What is On Your No Fly List?
Have you ever avoided something for so long that you stopped asking yourself why?
Not because it was dangerous.
Not because you couldn't do it.
But simply because somewhere along the way, your brain decided it wasn't safe.
That's exactly what happened to me... over a fried egg.
The Fried Egg I Couldn't Eat
For most of my life—literally decades—I couldn't eat a fried egg.
It wasn't a preference.
It wasn't an allergy.
It wasn't even about the taste.
It was conditioning.
Growing up with two older brothers meant breakfast was often accompanied by practical jokes, teasing, and endless attempts to make each other laugh. Every time I dipped my toast into a runny egg yolk, my brothers found the perfect moment to turn breakfast into a comedy routine that left me feeling completely disgusted.
Eventually, my brain connected fried eggs with that feeling.
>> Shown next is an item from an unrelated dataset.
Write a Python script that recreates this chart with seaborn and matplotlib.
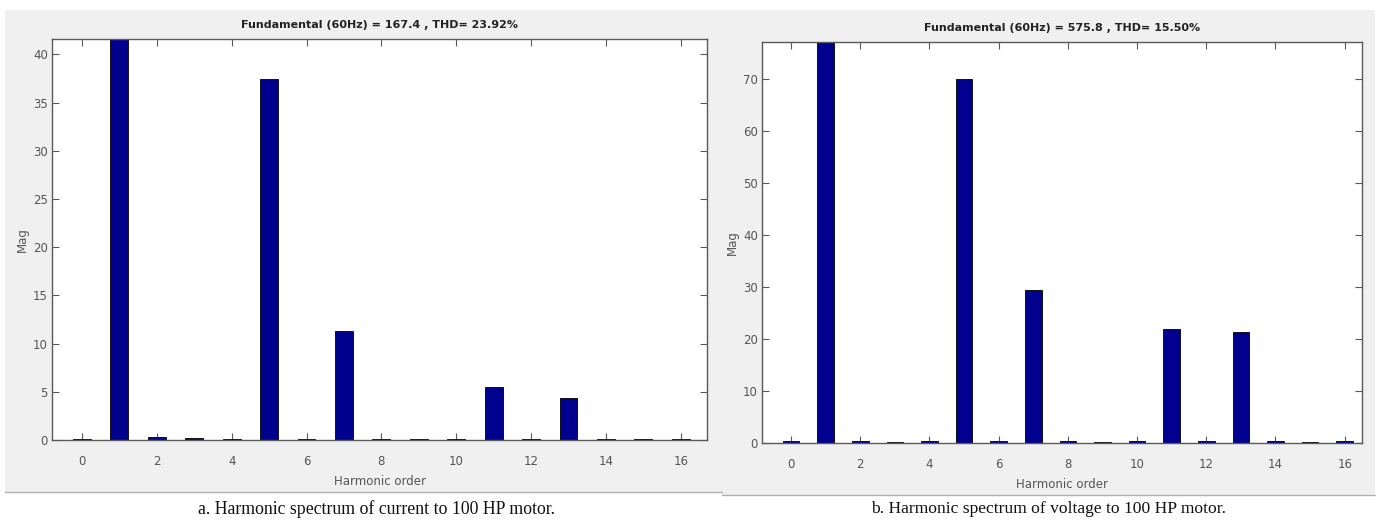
import matplotlib
matplotlib.use("Agg")
import matplotlib.pyplot as plt
from matplotlib.patches import Rectangle
import seaborn as sns
import pandas as pd

# Harmonic orders and magnitudes (fundamental bars exceed the visible range)
orders = list(range(17))
current_mag = [0.15, 167.4, 0.3, 0.25, 0.15, 37.5, 0.15, 11.3, 0.15, 0.1, 0.15,
               5.5, 0.15, 4.4, 0.15, 0.1, 0.15]
voltage_mag = [0.3, 575.8, 0.3, 0.25, 0.3, 70.0, 0.3, 29.4, 0.3, 0.25, 0.3,
               22.0, 0.3, 21.3, 0.3, 0.25, 0.3]

current_title = "Fundamental (60Hz) = 167.4 , THD= 23.92%"
voltage_title = "Fundamental (60Hz) = 575.8 , THD= 15.50%"
current_caption = "a. Harmonic spectrum of current to 100 HP motor."
voltage_caption = "b. Harmonic spectrum of voltage to 100 HP motor."
x_ticks = list(range(0, 17, 2))
current_yticks = [0, 5, 10, 15, 20, 25, 30, 35, 40]
voltage_yticks = [0, 10, 20, 30, 40, 50, 60, 70]

sns.set_theme(style="white")
plt.rcParams["font.family"] = ["DejaVu Sans"]

W, H = 1380, 523
fig = plt.figure(figsize=(W / 100, H / 100), dpi=100)
fig.patch.set_facecolor("white")

def fx(px):
    return px / W

def fy(py):
    return 1 - py / H

# grey figure panels behind each spectrum
for x0, x1, y0, y1 in [(5, 722, 10, 492), (722, 1375, 10, 495)]:
    fig.patches.append(Rectangle((fx(x0), fy(y1)), fx(x1 - x0), (y1 - y0) / H,
                                 transform=fig.transFigure, facecolor="#f0f0f0",
                                 edgecolor="none", zorder=-10))
    fig.add_artist(plt.Line2D([fx(x0), fx(x1)], [fy(y1), fy(y1)],
                              transform=fig.transFigure, color="#b0b0b0", lw=1,
                              zorder=-5))

spine_col = "#5a5a5a"
tick_col = "#555555"
bar_col = "#00008f"

def panel(rect, mags, title, yticks, ytop, xlim):
    left, top, right, bottom = rect
    ax = fig.add_axes([fx(left), fy(bottom), fx(right - left), (bottom - top) / H])
    ax.set_zorder(1)
    ax.set_facecolor("white")
    df = pd.DataFrame({"order": orders, "mag": mags})
    sns.barplot(data=df, x="order", y="mag", native_scale=True, width=0.48,
                color=bar_col, saturation=1, edgecolor="black", linewidth=0.6,
                ax=ax)
    ax.set_xlim(*xlim)
    ax.set_ylim(0, ytop)
    ax.set_xticks(x_ticks)
    ax.set_xticklabels([str(t) for t in x_ticks])
    ax.set_yticks(yticks)
    ax.set_yticklabels([str(t) for t in yticks])
    ax.tick_params(axis="both", direction="in", length=5, width=0.8,
                   colors=spine_col, labelcolor=tick_col, labelsize=8.5,
                   top=True, right=True, bottom=True, left=True)
    ax.tick_params(axis="x", pad=11)
    ax.tick_params(axis="y", pad=3)
    for s in ax.spines.values():
        s.set_visible(True)
        s.set_color(spine_col)
        s.set_linewidth(1.0)
    ax.set_title(title, fontsize=8, fontweight="bold", color="#222222", pad=8)
    ax.set_xlabel("Harmonic order", fontsize=8.5, color=tick_col, labelpad=5)
    ax.set_ylabel("Mag", fontsize=8.5, color=tick_col, labelpad=3)
    return ax

panel((52, 39, 707, 440), current_mag, current_title, current_yticks, 41.6, (-0.8, 16.7))
panel((762, 42, 1362, 443), voltage_mag, voltage_title, voltage_yticks, 77.1, (-0.84, 16.5))

fig.text(fx(376), fy(509), current_caption, ha="center", va="center",
         fontsize=12.8, family="Liberation Serif", color="#111111")
fig.text(fx(1049), fy(509), voltage_caption, ha="center", va="center",
         fontsize=12.6, family="Liberation Serif", color="#111111")

fig.savefig("out.png", dpi=100, facecolor="white")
The association became automatic.
And I never questioned it.
Our Brains Are Trying to Protect Us
The fascinating thing about the human brain is that it's always working to keep us safe.
The problem?
It doesn't always know when the danger has passed.
What protected us at ten years old often continues running in the background when we're forty, fifty, or sixty.
Our brains create shortcuts.
They make associations.
Sometimes those associations serve us.
Sometimes they quietly limit us for decades.
The Korean Restaurant That Changed Everything
A few weeks ago, I found myself at a Korean restaurant with a close friend.
She ordered for us, and when the meal arrived, there it was.
A fried egg.
Right on top.
Before I could politely avoid it, she cut into the egg, mixed the runny yolk throughout the entire dish, and served half onto my plate.
For a moment, I froze.
Then something unexpected happened.
Instead of reacting automatically, I became curious.
I asked myself:
"Carrie... you're sixty years old. Your brothers aren't here. Nobody is making fun of you. Why are you still letting a childhood experience decide what's on your dinner plate?"
So I took a bite.
It was delicious.
But the real victory wasn't eating the egg.
The victory was realizing how many years I had lived according to a story that no longer served me.
What Are Your "Eggs"?
Most of us have them.
Not literal eggs.
But emotional ones.
There are opportunities we don't pursue.
Conversations we never have.
Dreams we quietly put away.
Risks we avoid.
Relationships we never repair.
Not because we can't.
But because somewhere along the way, something happened that convinced us we shouldn't.
Maybe someone laughed when you spoke up.
Maybe you failed once and decided you weren't capable.
Maybe someone told you leadership wasn't for you.
Maybe you learned that asking for help wasn't safe.
So you adapted.
And that adaptation became your reality.
Survival Isn't the Same as Living
One of the most powerful realizations I've had is this:
Most limiting beliefs begin as survival strategies.
At one point, those beliefs made sense.
They helped us navigate difficult situations.
Protect ourselves.
Avoid pain.
But survival strategies aren't meant to become lifelong identities.
The challenge comes when we continue living by rules that no longer apply.
We keep honoring limitations that no one else is enforcing.
Except ourselves.
Permission Isn't Coming
So many of us spend our lives waiting.
Waiting for permission to change.
Permission to start over.
Permission to disappoint people.
Permission to choose differently.
Permission to take up space.
But here's the truth:
No one was ever coming to my breakfast table to tell me it was okay to eat the eggs.
And no one is coming to hand you permission either.
At some point, growth requires us to give ourselves permission.
Permission to question old stories.
Permission to rewrite outdated beliefs.
Permission to become who we were always meant to be.
Growth Isn't Always About Learning More
We often think personal growth means adding something.
Another book.
Another course.
Another certification.
Another strategy.
Sometimes it does.
But sometimes growth looks very different.
Sometimes it's about releasing.
Questioning.
Letting go.
Because often the greatest breakthrough isn't discovering something new.
It's finally realizing something old is no longer true.
What's on Your No-Fly List?
Take a few quiet moments today and ask yourself:
What have I been avoiding?
Why?
Is this really true?
Or is it simply a story I've never challenged?
You don't have to make dramatic changes overnight.
You don't have to overhaul your entire life.
Sometimes freedom begins with curiosity.
Sometimes it begins with one question.
Sometimes...
It begins by finally eating the eggs.
Journal Prompt
What eggs are still on your no-fly list?
What are you avoiding because of an old experience, an old fear, an old story, or an old version of yourself?
And what might become possible if you questioned it?
Your future may not require becoming someone new.
It may simply require letting go of a story you've carried far longer than you needed to.